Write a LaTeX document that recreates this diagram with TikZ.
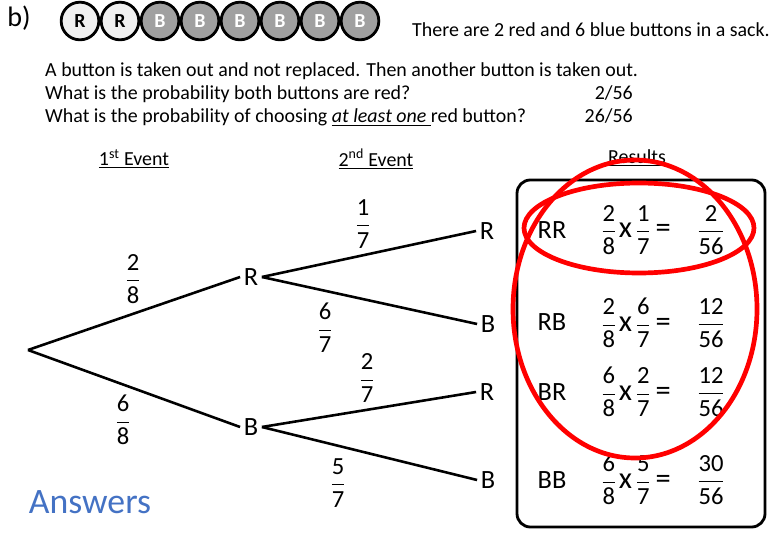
\documentclass[tikz,border=0pt]{standalone}
\usepackage{fontspec}
\setmainfont{Carlito}
\usetikzlibrary{positioning}
\definecolor{btngray}{RGB}{160,160,160}
\definecolor{btnlight}{RGB}{240,240,240}
\definecolor{ansblue}{RGB}{68,114,196}
\newcommand{\pfrac}[2]{$\displaystyle\frac{\mbox{#1}}{\mbox{#2}}$}
\newcommand{\bigsym}[1]{{\fontsize{26}{26}\selectfont #1}}

\begin{document}
\begin{tikzpicture}[
    x=0.03cm, y=-0.03cm,
    button/.style={circle, draw=black, line width=2.4pt, minimum size=1.13cm, inner sep=0pt, font=\fontsize{17}{17}\selectfont\bfseries},
    redbtn/.style={button, fill=btnlight},
    bluebtn/.style={button, fill=btngray, text=white},
    txt/.style={font=\fontsize{17}{20}\selectfont, inner sep=0pt},
    outcome/.style={font=\fontsize{22.5}{26}\selectfont, inner sep=3pt},
    prob/.style={font=\fontsize{21}{24}\selectfont, inner sep=0pt},
    calc/.style={font=\fontsize{21}{24}\selectfont, inner sep=0pt},
    branch/.style={line width=2.2pt},
    resultbox/.style={draw=black, line width=2.4pt, rounded corners=0.4cm},
    ring/.style={draw=red, line width=4pt}
]
\useasboundingbox (0,0) rectangle (780,540);

% header
\node[font=\fontsize{24}{26}\selectfont, inner sep=0pt] (part) at (19,18) {b)};
\foreach \i in {1,2}
    \node[redbtn] (btn\i) at ({40+40*\i},21) {R};
\foreach \i in {3,...,8}
    \node[bluebtn] (btn\i) at ({40+40*\i},21) {B};
\node[txt, anchor=west] (sack) at (412,30) {There are 2 red and 6 blue buttons in a sack.};

% question
\node[txt, anchor=base west] (q1) at (45,77) {A button is taken out and not replaced. Then another button is taken out.};
\node[txt, anchor=base west] (q2) at (45,100) {What is the probability both buttons are red?};
\node[txt, anchor=base west] (q3) at (45,123) {What is the probability of choosing \underline{\textit{at least one} }red button?};
\node[txt, anchor=base east] (a2) at (633,100) {2/56};
\node[txt, anchor=base east] (a3) at (633,123) {26/56};

% column heads
\node[txt] (ev1) at (134,159) {\underline{1\textsuperscript{st} Event}};
\node[txt] (ev2) at (376,159) {\underline{2\textsuperscript{nd} Event}};
\node[txt] (res) at (637,158) {\underline{Results}};

% tree
\coordinate (root) at (28,350);
\node[outcome] (r1) at (251,277) {R};
\node[outcome] (b1) at (251,427) {B};
\node[outcome] (r1r) at (487,231) {R};
\node[outcome] (r1b) at (488,324) {B};
\node[outcome] (b1r) at (487,392) {R};
\node[outcome] (b1b) at (488,480) {B};

\draw[branch] (root) -- (r1.west);
\draw[branch] (root) -- (b1.west);
\draw[branch] (r1.east) -- (r1r.west);
\draw[branch] (r1.east) -- (r1b.west);
\draw[branch] (b1.east) -- (b1r.west);
\draw[branch] (b1.east) -- (b1b.west);

\node[prob] (p28) at (133,279) {\pfrac{2}{8}};
\node[prob] (p68) at (123,420) {\pfrac{6}{8}};
\node[prob] (p17) at (363,224) {\pfrac{1}{7}};
\node[prob] (p67) at (325,328) {\pfrac{6}{7}};
\node[prob] (p27) at (367,378) {\pfrac{2}{7}};
\node[prob] (p57) at (338,483) {\pfrac{5}{7}};

% results
\draw[resultbox] (517,180) rectangle (765,527);
\node[outcome] (rr) at (552,230) {RR};
\node[outcome] (rb) at (552,322) {RB};
\node[outcome] (br) at (552,392) {BR};
\node[outcome] (bb) at (552,480) {BB};
\node[calc] (crr) at (636,230) {\pfrac{2}{8}\hspace{2pt}\bigsym{x}\hspace{3pt}\pfrac{1}{7}\hspace{4pt}\bigsym{=}};
\node[calc] (crb) at (636,323) {\pfrac{2}{8}\hspace{2pt}\bigsym{x}\hspace{3pt}\pfrac{6}{7}\hspace{4pt}\bigsym{=}};
\node[calc] (cbr) at (636,392) {\pfrac{6}{8}\hspace{2pt}\bigsym{x}\hspace{3pt}\pfrac{2}{7}\hspace{4pt}\bigsym{=}};
\node[calc] (cbb) at (636,480) {\pfrac{6}{8}\hspace{2pt}\bigsym{x}\hspace{3pt}\pfrac{5}{7}\hspace{4pt}\bigsym{=}};
\node[calc] (vrr) at (711,230) {\pfrac{2}{56}};
\node[calc] (vrb) at (711,323) {\pfrac{12}{56}};
\node[calc] (vbr) at (711,392) {\pfrac{12}{56}};
\node[calc] (vbb) at (711,480) {\pfrac{30}{56}};

% red rings
\draw[ring] (639,228) ellipse [x radius=115, y radius=45];
\draw[ring] (635,309) ellipse [x radius=122, y radius=149];

\node[font=\fontsize{30.5}{32}\selectfont, text=ansblue, inner sep=0pt] (ans) at (90,502) {Answers};
\end{tikzpicture}
\end{document}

☆ ☆ ☆ ☆

— GIVEN INSTRUCTION —
Word for word, quote the lines above. Omit the pictures.

— SOLUTION FOR THIS TASK —
Write a LaTeX document that recreates this diagram with TikZ.
\documentclass[tikz,border=0pt]{standalone}
\usepackage{fontspec}
\setmainfont{Carlito}
\usetikzlibrary{positioning}
\definecolor{btngray}{RGB}{160,160,160}
\definecolor{btnlight}{RGB}{240,240,240}
\definecolor{ansblue}{RGB}{68,114,196}
\newcommand{\pfrac}[2]{$\displaystyle\frac{\mbox{#1}}{\mbox{#2}}$}
\newcommand{\bigsym}[1]{{\fontsize{26}{26}\selectfont #1}}

\begin{document}
\begin{tikzpicture}[
    x=0.03cm, y=-0.03cm,
    button/.style={circle, draw=black, line width=2.4pt, minimum size=1.13cm, inner sep=0pt, font=\fontsize{17}{17}\selectfont\bfseries},
    redbtn/.style={button, fill=btnlight},
    bluebtn/.style={button, fill=btngray, text=white},
    txt/.style={font=\fontsize{17}{20}\selectfont, inner sep=0pt},
    outcome/.style={font=\fontsize{22.5}{26}\selectfont, inner sep=3pt},
    prob/.style={font=\fontsize{21}{24}\selectfont, inner sep=0pt},
    calc/.style={font=\fontsize{21}{24}\selectfont, inner sep=0pt},
    branch/.style={line width=2.2pt},
    resultbox/.style={draw=black, line width=2.4pt, rounded corners=0.4cm},
    ring/.style={draw=red, line width=4pt}
]
\useasboundingbox (0,0) rectangle (780,540);

% header
\node[font=\fontsize{24}{26}\selectfont, inner sep=0pt] (part) at (19,18) {b)};
\foreach \i in {1,2}
    \node[redbtn] (btn\i) at ({40+40*\i},21) {R};
\foreach \i in {3,...,8}
    \node[bluebtn] (btn\i) at ({40+40*\i},21) {B};
\node[txt, anchor=west] (sack) at (412,30) {There are 2 red and 6 blue buttons in a sack.};

% question
\node[txt, anchor=base west] (q1) at (45,77) {A button is taken out and not replaced. Then another button is taken out.};
\node[txt, anchor=base west] (q2) at (45,100) {What is the probability both buttons are red?};
\node[txt, anchor=base west] (q3) at (45,123) {What is the probability of choosing \underline{\textit{at least one} }red button?};
\node[txt, anchor=base east] (a2) at (633,100) {2/56};
\node[txt, anchor=base east] (a3) at (633,123) {26/56};

% column heads
\node[txt] (ev1) at (134,159) {\underline{1\textsuperscript{st} Event}};
\node[txt] (ev2) at (376,159) {\underline{2\textsuperscript{nd} Event}};
\node[txt] (res) at (637,158) {\underline{Results}};

% tree
\coordinate (root) at (28,350);
\node[outcome] (r1) at (251,277) {R};
\node[outcome] (b1) at (251,427) {B};
\node[outcome] (r1r) at (487,231) {R};
\node[outcome] (r1b) at (488,324) {B};
\node[outcome] (b1r) at (487,392) {R};
\node[outcome] (b1b) at (488,480) {B};

\draw[branch] (root) -- (r1.west);
\draw[branch] (root) -- (b1.west);
\draw[branch] (r1.east) -- (r1r.west);
\draw[branch] (r1.east) -- (r1b.west);
\draw[branch] (b1.east) -- (b1r.west);
\draw[branch] (b1.east) -- (b1b.west);

\node[prob] (p28) at (133,279) {\pfrac{2}{8}};
\node[prob] (p68) at (123,420) {\pfrac{6}{8}};
\node[prob] (p17) at (363,224) {\pfrac{1}{7}};
\node[prob] (p67) at (325,328) {\pfrac{6}{7}};
\node[prob] (p27) at (367,378) {\pfrac{2}{7}};
\node[prob] (p57) at (338,483) {\pfrac{5}{7}};

% results
\draw[resultbox] (517,180) rectangle (765,527);
\node[outcome] (rr) at (552,230) {RR};
\node[outcome] (rb) at (552,322) {RB};
\node[outcome] (br) at (552,392) {BR};
\node[outcome] (bb) at (552,480) {BB};
\node[calc] (crr) at (636,230) {\pfrac{2}{8}\hspace{2pt}\bigsym{x}\hspace{3pt}\pfrac{1}{7}\hspace{4pt}\bigsym{=}};
\node[calc] (crb) at (636,323) {\pfrac{2}{8}\hspace{2pt}\bigsym{x}\hspace{3pt}\pfrac{6}{7}\hspace{4pt}\bigsym{=}};
\node[calc] (cbr) at (636,392) {\pfrac{6}{8}\hspace{2pt}\bigsym{x}\hspace{3pt}\pfrac{2}{7}\hspace{4pt}\bigsym{=}};
\node[calc] (cbb) at (636,480) {\pfrac{6}{8}\hspace{2pt}\bigsym{x}\hspace{3pt}\pfrac{5}{7}\hspace{4pt}\bigsym{=}};
\node[calc] (vrr) at (711,230) {\pfrac{2}{56}};
\node[calc] (vrb) at (711,323) {\pfrac{12}{56}};
\node[calc] (vbr) at (711,392) {\pfrac{12}{56}};
\node[calc] (vbb) at (711,480) {\pfrac{30}{56}};

% red rings
\draw[ring] (639,228) ellipse [x radius=115, y radius=45];
\draw[ring] (635,309) ellipse [x radius=122, y radius=149];

\node[font=\fontsize{30.5}{32}\selectfont, text=ansblue, inner sep=0pt] (ans) at (90,502) {Answers};
\end{tikzpicture}
\end{document}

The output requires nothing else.